In the March 19th edition he continues:
Sir - Despite my recent letter (February 23rd) you still throw the term “populist” around with abandon. Your leader (“Hope and fear”, March 1st) used the term “populist” or “populism” no fewer than five times in describing the Democratic Party's candidates.
But when we turn to your article on John McCain (“No country for old men”, March 1st) it is a completely different story. Here we read: “Mr McCain sells himself as a scourge of special interests and hammer of lobbyists. He also styles himself a hands-on reformer who has tried to fix America's campaign-finance system.” Is this not populism? If not, why not? If so, why is the word so conspicuously avoided?
Mr Morris' concern is misplaced. 'Populists' do not have to be popular; they merely have to court popularity at the expense of good policy. Of course, unless a candidate is utterly transparent in advocating a measure which he or she knows makes little sense simply to pander to a portion of the electorate, the label 'populist' will be no more than an opinion, but one can hardly accuse the Economist of shying away from regularly casting judgement on whatever it sees fit. After all, it was set up in 1848 to engage in a “severe contest between intelligence, which presses forward, and an worthy, timid ignorance obstructing our progress”, and pejorative terms form a natural part of its armoury in its self-declared struggle.
The Democratic candidates' economic policies are labelled 'populist' because the author considers them designed to improve poll ratings rather than the country's economy. John McCain's attempts at tackling Washington politics-as-usual are not cast as such because, whilst they may or may not be popular, the author considers them worthy. The sensitive reader may disagree with this analysis, but they should be challenged by it, not troubled. Elsewhere in the Economist, Mr McCain has come in for his own share of criticism, and Hillary Clinton and Barack Obama their own portion of praise.
Used discerningly, 'populist' undoubtedly deserves to keep its place in the lexicon of advocacy journalism.
3 comments:
It's a pity that 'populist'has become a pejorative term. In the Concise Oxford English Dictionary it means (as a noun) 'a person who holds, or is concerned with, the views of ordinary people', or 'a member of a political party seeking support mainly from the ordinary people'. Only if the ordinary people are assumed to be ignorant and misguided could this automatically carry negative connotations.
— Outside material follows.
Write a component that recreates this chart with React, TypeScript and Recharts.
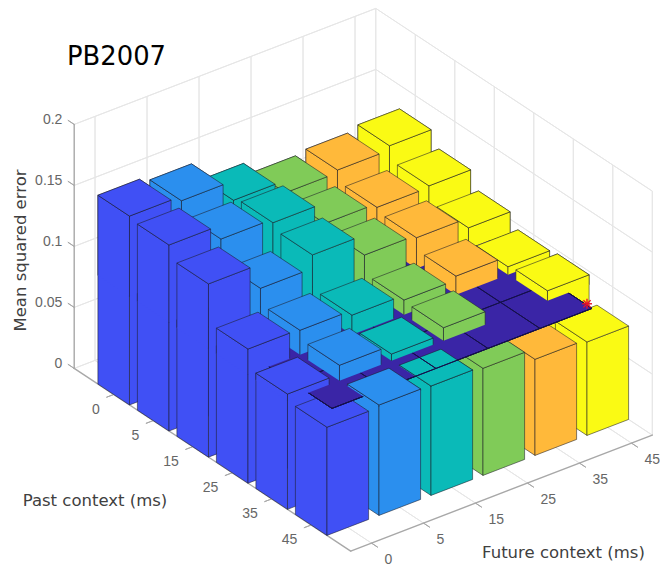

Who, then, are these 'ordinary people' whom 'populists' (by the Oxford definition) are deemed to represent? If we take them to be the most typical and numerous citizens of any given political unit, then the functioning of a democratic system will always yield power to the most 'populist' party, and there is thus no distinction between 'populist' and 'popular'.
Yet there is a distinction in the Economist's usage, and it stems from the fact that while it can be hoped that 'ordinary people' are informed, their decisions are nevertheless inevitably guided, for none of us can be an expert in all fields, and we rely on politicians, policy wonks and (not least) the media to frame debates, make the necessary arguments, and present us with reasoned choices. A policy becomes 'populist' in the pejorative sense when it is designed to “seek support” not through its genuine merits but through its superficially attractive yet ultimately misleading argumentation.
I wonder, though, if only historians with the benefit of hindsight and (one hopes) a certain objectivity can really identify what is 'ultimately misleading' - and hence provide a more reliable distinction between 'popular' and 'populist' than it is possible for contemporary journalists to offer. They are, as you say, inevitably bound up with guiding the public opinion which politicians must reckon with.